Customers disengage when competitors offer better — or even just perceived-to-be-similar — products and services. Previous differentiation and loyalty can quickly disappear when competitive actions are perceived to be superior. Countering this by increasing loyalty rewards can speed the race to the bottom and impact margins.  

Acquisition

It’s a noisy world out there. With your customers exposed daily to compelling offers. The new-new is appealing, even to your loyalists. Without ongoing innovation, brands can feel outdated or unresponsive.

Engagement

Competing digitally requires ongoing engagement, but it’s difficult to sustain. New product or service releases lift attention, but can be short-lived. Stale programs that no longer meet the needs of your customers will suffer with low usage and limited cross-sell opportunities. Without regular customer interaction, there’s no feedback loop to inform evolving wants and needs.
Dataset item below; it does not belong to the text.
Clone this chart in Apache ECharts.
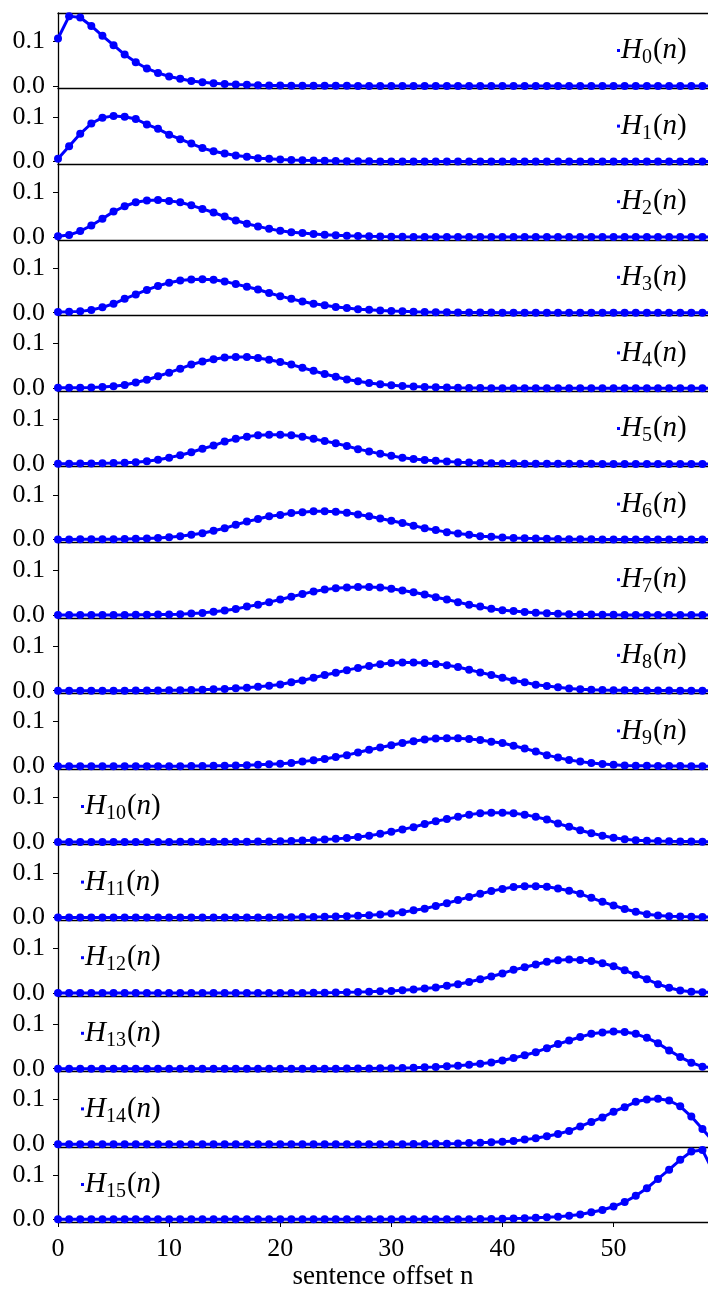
<!DOCTYPE html>
<html>
<head>
<meta charset="utf-8">
<script src="https://cdn.jsdelivr.net/npm/echarts@6/dist/echarts.min.js"></script>
<style>
  html, body { margin: 0; padding: 0; background: #fff; }
  #chart { width: 708px; height: 1291px; }
</style>
</head>
<body>
<div id="chart"></div>
<script>
// sentence offsets n
const offsets = [0, 1, 2, 3, 4, 5, 6, 7, 8, 9, 10, 11, 12, 13, 14, 15, 16, 17, 18, 19,
  20, 21, 22, 23, 24, 25, 26, 27, 28, 29, 30, 31, 32, 33, 34, 35, 36, 37, 38, 39,
  40, 41, 42, 43, 44, 45, 46, 47, 48, 49, 50, 51, 52, 53, 54, 55, 56, 57, 58, 59];

const h0 = [0.106, 0.156, 0.153, 0.134, 0.112, 0.091, 0.070, 0.053, 0.039, 0.029,
  0.021, 0.016, 0.011, 0.008, 0.006, 0.0045, 0.0033, 0.0024, 0.0017, 0.0012,
  0.0009, 0.0006, 0.0004, 0.0003, 0.0002, 0.0001, 0.0001, 0, 0, 0,
  0, 0, 0, 0, 0, 0, 0, 0, 0, 0, 0, 0, 0, 0, 0, 0, 0, 0, 0, 0,
  0, 0, 0, 0, 0, 0, 0, 0, 0, 0];
const h1 = [0.006, 0.034, 0.062, 0.085, 0.098, 0.102, 0.100, 0.095, 0.083, 0.073,
  0.060, 0.050, 0.040, 0.030, 0.023, 0.018, 0.0135, 0.0105, 0.0075, 0.006,
  0.0045, 0.0035, 0.0027, 0.002, 0.0015, 0.001, 0.0008, 0.0006, 0.0004, 0.0003,
  0.0002, 0.0001, 0.0001, 0, 0, 0, 0, 0, 0, 0, 0, 0, 0, 0, 0, 0, 0, 0, 0, 0,
  0, 0, 0, 0, 0, 0, 0, 0, 0, 0];
const h2 = [0.002, 0.0045, 0.0135, 0.026, 0.041, 0.057, 0.069, 0.078, 0.082, 0.083,
  0.081, 0.078, 0.071, 0.063, 0.055, 0.046, 0.037, 0.030, 0.024, 0.0185,
  0.014, 0.011, 0.009, 0.0068, 0.0053, 0.004, 0.003, 0.0023, 0.0017, 0.0012,
  0.0009, 0.0006, 0.0004, 0.0003, 0.0002, 0.0001, 0.0001, 0, 0, 0,
  0, 0, 0, 0, 0, 0, 0, 0, 0, 0, 0, 0, 0, 0, 0, 0, 0, 0, 0, 0];
const h3 = [0.0015, 0.002, 0.003, 0.006, 0.012, 0.020, 0.031, 0.041, 0.051, 0.060,
  0.067, 0.072, 0.074, 0.075, 0.0735, 0.070, 0.064, 0.058, 0.052, 0.044,
  0.037, 0.031, 0.025, 0.020, 0.0165, 0.0127, 0.0105, 0.008, 0.0065, 0.005,
  0.004, 0.003, 0.0023, 0.0017, 0.0013, 0.001, 0.0007, 0.0005, 0.0004, 0.0003,
  0.0002, 0.0001, 0.0001, 0, 0, 0, 0, 0, 0, 0, 0, 0, 0, 0, 0, 0, 0, 0, 0, 0];
const h4 = [0.001, 0.001, 0.0015, 0.002, 0.003, 0.0045, 0.0075, 0.013, 0.019, 0.027,
  0.035, 0.044, 0.053, 0.060, 0.065, 0.069, 0.070, 0.070, 0.068, 0.064,
  0.059, 0.053, 0.046, 0.039, 0.032, 0.026, 0.0195, 0.016, 0.012, 0.009,
  0.0068, 0.0053, 0.004, 0.003, 0.0022, 0.0016, 0.0012, 0.0009, 0.0006, 0.0004,
  0.0003, 0.0002, 0.0002, 0.0001, 0.0001, 0, 0, 0, 0, 0, 0, 0, 0, 0, 0, 0, 0, 0, 0, 0];
const h5 = [0.0005, 0.0005, 0.0007, 0.001, 0.0013, 0.0018, 0.0025, 0.0035, 0.006, 0.0095,
  0.014, 0.0195, 0.026, 0.034, 0.041, 0.050, 0.056, 0.061, 0.064, 0.065,
  0.065, 0.064, 0.061, 0.056, 0.051, 0.046, 0.040, 0.033, 0.028, 0.0225,
  0.018, 0.014, 0.011, 0.009, 0.0068, 0.0053, 0.004, 0.003, 0.0022, 0.0016,
  0.0012, 0.0009, 0.0006, 0.0004, 0.0003, 0.0002, 0.0002, 0.0001, 0.0001, 0,
  0, 0, 0, 0, 0, 0, 0, 0, 0, 0];
const h6 = [0.0003, 0.0003, 0.0004, 0.0005, 0.0006, 0.0008, 0.001, 0.0015, 0.002, 0.0035,
  0.005, 0.0075, 0.0105, 0.014, 0.0195, 0.025, 0.033, 0.040, 0.046, 0.052,
  0.055, 0.059, 0.061, 0.063, 0.063, 0.062, 0.060, 0.056, 0.052, 0.047,
  0.042, 0.037, 0.031, 0.025, 0.021, 0.0165, 0.0135, 0.0105, 0.0075, 0.006,
  0.0045, 0.0035, 0.0026, 0.002, 0.0015, 0.001, 0.0008, 0.0006, 0.0004, 0.0003,
  0.0002, 0.0002, 0.0001, 0.0001, 0, 0, 0, 0, 0, 0];
const h7 = [0.0001, 0.0001, 0.0002, 0.0002, 0.0003, 0.0004, 0.0005, 0.0007, 0.0009, 0.0012,
  0.0015, 0.002, 0.0035, 0.005, 0.0075, 0.0105, 0.0135, 0.019, 0.023, 0.029,
  0.035, 0.041, 0.047, 0.053, 0.057, 0.060, 0.062, 0.063, 0.063, 0.062,
  0.059, 0.055, 0.051, 0.046, 0.040, 0.035, 0.029, 0.023, 0.019, 0.014,
  0.011, 0.009, 0.0068, 0.0053, 0.004, 0.003, 0.0022, 0.0016, 0.0012, 0.0009,
  0.0006, 0.0004, 0.0003, 0.0002, 0.0002, 0.0001, 0.0001, 0, 0, 0];
const h8 = [0, 0, 0, 0.0001, 0.0001, 0.0002, 0.0002, 0.0003, 0.0004, 0.0006,
  0.0009, 0.0012, 0.0016, 0.0022, 0.003, 0.004, 0.0053, 0.0068, 0.009, 0.011,
  0.014, 0.019, 0.023, 0.029, 0.035, 0.040, 0.046, 0.051, 0.055, 0.059,
  0.062, 0.063, 0.063, 0.062, 0.060, 0.057, 0.053, 0.047, 0.041, 0.035,
  0.029, 0.023, 0.019, 0.0135, 0.0105, 0.0075, 0.005, 0.0035, 0.002, 0.0015,
  0.0012, 0.0009, 0.0007, 0.0005, 0.0004, 0.0003, 0.0002, 0.0002, 0.0001, 0.0001];
const h9 = [0, 0, 0, 0, 0, 0, 0.0001, 0.0001, 0.0002, 0.0002,
  0.0003, 0.0004, 0.0006, 0.0008, 0.001, 0.0015, 0.002, 0.0026, 0.0035, 0.0045,
  0.006, 0.0075, 0.0105, 0.0135, 0.0165, 0.021, 0.025, 0.031, 0.037, 0.042,
  0.047, 0.052, 0.056, 0.060, 0.062, 0.063, 0.063, 0.061, 0.059, 0.055,
  0.052, 0.046, 0.040, 0.033, 0.025, 0.0195, 0.014, 0.0105, 0.0075, 0.005,
  0.0035, 0.002, 0.0015, 0.001, 0.0008, 0.0006, 0.0005, 0.0004, 0.0003, 0.0003];
const h10 = [0, 0, 0, 0, 0, 0, 0, 0, 0, 0,
  0, 0.0001, 0.0001, 0.0002, 0.0002, 0.0003, 0.0004, 0.0006, 0.0009, 0.0012,
  0.0016, 0.0022, 0.003, 0.004, 0.0053, 0.0068, 0.009, 0.011, 0.014, 0.018,
  0.0225, 0.028, 0.033, 0.040, 0.046, 0.051, 0.056, 0.061, 0.064, 0.065,
  0.065, 0.064, 0.061, 0.056, 0.050, 0.041, 0.034, 0.026, 0.0195, 0.014,
  0.0095, 0.006, 0.0035, 0.0025, 0.0018, 0.0013, 0.001, 0.0007, 0.0005, 0.0005];
const h11 = [0, 0, 0, 0, 0, 0, 0, 0, 0, 0,
  0, 0, 0, 0, 0, 0.0001, 0.0001, 0.0002, 0.0002, 0.0003,
  0.0004, 0.0006, 0.0009, 0.0012, 0.0016, 0.0022, 0.003, 0.004, 0.0053, 0.0068,
  0.009, 0.012, 0.016, 0.0195, 0.026, 0.032, 0.039, 0.046, 0.053, 0.059,
  0.064, 0.068, 0.070, 0.070, 0.069, 0.065, 0.060, 0.053, 0.044, 0.035,
  0.027, 0.019, 0.013, 0.0075, 0.0045, 0.003, 0.002, 0.0015, 0.001, 0.001];
const h12 = [0, 0, 0, 0, 0, 0, 0, 0, 0, 0,
  0, 0, 0, 0, 0, 0, 0, 0.0001, 0.0001, 0.0002,
  0.0003, 0.0004, 0.0005, 0.0007, 0.001, 0.0013, 0.0017, 0.0023, 0.003, 0.004,
  0.005, 0.0065, 0.008, 0.0105, 0.0127, 0.0165, 0.020, 0.025, 0.031, 0.037,
  0.044, 0.052, 0.058, 0.064, 0.070, 0.0735, 0.075, 0.074, 0.072, 0.067,
  0.060, 0.051, 0.041, 0.031, 0.020, 0.012, 0.006, 0.003, 0.002, 0.0015];
const h13 = [0, 0, 0, 0, 0, 0, 0, 0, 0, 0,
  0, 0, 0, 0, 0, 0, 0, 0, 0, 0,
  0, 0, 0, 0.0001, 0.0001, 0.0002, 0.0003, 0.0004, 0.0006, 0.0009,
  0.0012, 0.0017, 0.0023, 0.003, 0.004, 0.0053, 0.0068, 0.009, 0.011, 0.014,
  0.0185, 0.024, 0.030, 0.037, 0.046, 0.055, 0.063, 0.071, 0.078, 0.081,
  0.083, 0.082, 0.078, 0.069, 0.057, 0.041, 0.026, 0.0135, 0.0045, 0.002];
const h14 = [0, 0, 0, 0, 0, 0, 0, 0, 0, 0,
  0, 0, 0, 0, 0, 0, 0, 0, 0, 0,
  0, 0, 0, 0, 0, 0, 0, 0.0001, 0.0001, 0.0002,
  0.0003, 0.0004, 0.0006, 0.0008, 0.001, 0.0015, 0.002, 0.0027, 0.0035, 0.0045,
  0.006, 0.0075, 0.0105, 0.0135, 0.018, 0.023, 0.030, 0.040, 0.050, 0.060,
  0.073, 0.083, 0.095, 0.100, 0.102, 0.098, 0.085, 0.062, 0.034, 0.006];
const h15 = [0, 0, 0, 0, 0, 0, 0, 0, 0, 0,
  0, 0, 0, 0, 0, 0, 0, 0, 0, 0,
  0, 0, 0, 0, 0, 0, 0, 0, 0, 0,
  0, 0, 0, 0.0001, 0.0001, 0.0002, 0.0003, 0.0004, 0.0006, 0.0009,
  0.0012, 0.0017, 0.0024, 0.0033, 0.0045, 0.006, 0.008, 0.011, 0.016, 0.021,
  0.029, 0.039, 0.053, 0.070, 0.091, 0.112, 0.134, 0.153, 0.156, 0.106];

const seriesNames = ['H0', 'H1', 'H2', 'H3', 'H4', 'H5', 'H6', 'H7',
  'H8', 'H9', 'H10', 'H11', 'H12', 'H13', 'H14', 'H15'];
const subscripts = ['0', '1', '2', '3', '4', '5', '6', '7',
  '8', '9', '10', '11', '12', '13', '14', '15'];
const allSeries = [h0, h1, h2, h3, h4, h5, h6, h7, h8, h9, h10, h11, h12, h13, h14, h15];
const xTicks = [0, 10, 20, 30, 40, 50];
const yTicks = [0, 0.1];

const chart = echarts.init(document.getElementById('chart'));

const plotLeft = 58;
const plotWidth = 650;
const firstTop = 13;
const panelH = 75.6;
const yMin = -0.006, yMax = 0.163;
const xMax = 58.5;
const serif = 'Liberation Serif';
const blue = '#0000ff';
const nPanels = allSeries.length;

let grids = [], xAxes = [], yAxes = [], series = [], legends = [];

for (let k = 0; k < nPanels; k++) {
    const top = firstTop + panelH * k;
    const isLast = k === nPanels - 1;
    grids.push({ left: plotLeft, top: top, width: plotWidth, height: panelH });

    xAxes.push({
        type: 'value', gridIndex: k, min: 0, max: xMax,
        axisLine: { show: true, onZero: false, lineStyle: { color: '#000', width: 1.3 } },
        axisTick: { show: isLast, length: 5, lineStyle: { color: '#000' }, customValues: xTicks },
        axisLabel: {
            show: isLast, customValues: xTicks, margin: 14,
            fontFamily: serif, fontSize: 26, color: '#000'
        },
        splitLine: { show: false },
        name: isLast ? 'sentence offset n' : '',
        nameLocation: 'middle', nameGap: 41,
        nameTextStyle: { fontFamily: serif, fontSize: 27, color: '#000' }
    });

    yAxes.push({
        type: 'value', gridIndex: k, min: yMin, max: yMax,
        axisLine: { show: true, onZero: false, lineStyle: { color: '#000', width: 1.3 } },
        axisTick: { show: true, length: 5, lineStyle: { color: '#000' }, customValues: yTicks },
        axisLabel: {
            customValues: yTicks, margin: 13,
            fontFamily: serif, fontSize: 26, color: '#000',
            formatter: v => v.toFixed(1)
        },
        splitLine: { show: false }
    });

    const values = allSeries[k];
    series.push({
        name: seriesNames[k],
        type: 'line',
        xAxisIndex: k, yAxisIndex: k,
        data: offsets.map((n, i) => [n, values[i]]),
        symbol: 'circle', symbolSize: 8,
        lineStyle: { color: blue, width: 3 },
        itemStyle: { color: blue },
        clip: true,
        animation: false
    });

    // legends sit on the right for the first ten panels, left for the rest
    legends.push({
        data: [seriesNames[k]],
        left: k < 10 ? 617 : 81,
        top: top + 38 - 15,
        icon: 'rect', itemWidth: 3, itemHeight: 3, itemGap: 0,
        padding: 0,
        selectedMode: false,
        formatter: () => '{i|H}{s|' + subscripts[k] + '}{r|(}{i|n}{r|)}',
        textStyle: {
            padding: [0, 0, 0, -4],
            rich: {
                i: { fontFamily: serif, fontStyle: 'italic', fontSize: 29, color: '#000' },
                s: { fontFamily: serif, fontSize: 20, color: '#000', padding: [15, 1, 0, 0] },
                r: { fontFamily: serif, fontSize: 29, color: '#000' }
            }
        }
    });
}

// top border of the first panel
xAxes.push({
    type: 'value', gridIndex: 0, min: 0, max: xMax, position: 'top',
    axisLine: { show: true, onZero: false, lineStyle: { color: '#000', width: 1.3 } },
    axisTick: { show: false }, axisLabel: { show: false }, splitLine: { show: false }
});

chart.setOption({
    animation: false,
    backgroundColor: '#fff',
    grid: grids,
    xAxis: xAxes,
    yAxis: yAxes,
    legend: legends,
    series: series
});
</script>
</body>
</html>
You might call this the “slow leak” effect. It’s not a dramatic failure, but predictably steady underperformance. And that’s the most damaging impact: A slow, undetected decline that goes unaddressed.

The risk of waiting

Innovation can be a scary word. It requires new thinking, new ideas, and the most challenging part: Implementation. Voices across the organization may rise to protect the status quo, often with good reason — change is hard. This is where large ideas can quickly die. 

There is a path forward. Offer new solutions to your customers’ payment experience. Providing more ways to pay — and faster payments to your providers — is a practical way to meet evolving expectations. It smooths the CX and can energize a sleepy customer base. It’s also an approachable way to incrementally innovate. 

Discover new revenue streams through loyalty wallets, branded card programs and alternative payments. Non-network cards issued by a company rather than by a bank reduces payment costs, and open-loop branded cards bring interchange revenue with each swipe. Loyalty wallets can hold consumer rewards and funds, earning aggregated interest across all wallets. Seller accounts for online marketplaces can retain funds until the moment they’re spent — keeping float and control in your hands.

Owning the customer relationship and data leads to personalization for each customer. Customers expect frictionless interactions and that the company they choose will understand and align with their wants and needs.

Building brand equity through utility, not just promotion

Trust brings loyalty. The companies that deliver a seamless experience from the first interaction through purchase and post-sale are those that win. Perceived parity across competitive products and services can be overcome by offering a better, tailored purchase experience. Engaging more deeply with customers gives companies an advantage that supersedes short-term pricing promotions or escalated loyalty points. When pain points throughout the purchase path are erased, customers are more likely to re-purchase.

As embedded finance continues to gain traction, the businesses winning today aren’t just selling more — they’re embedding themselves deeper into their customers’ financial lives.

A smarter way forward

It’s worth repeating, innovation can be incremental. And entirely possible. You don’t have to overhaul everything. Adding more options for your customers to purchase, giving them more reasons to buy from you, and improving payments overall are approachable improvements that deliver results across retention, acquisition, engagement, and long-term loyalty.

The key is finding partners to help you move fast, de-risk smartly, and evolve continuously. Making a decision today — even a small one — sets you up to capture what others will miss. Let your competitors chase short-lived price cuts — you can build long-term loyalty by offering financial products your customers actually want.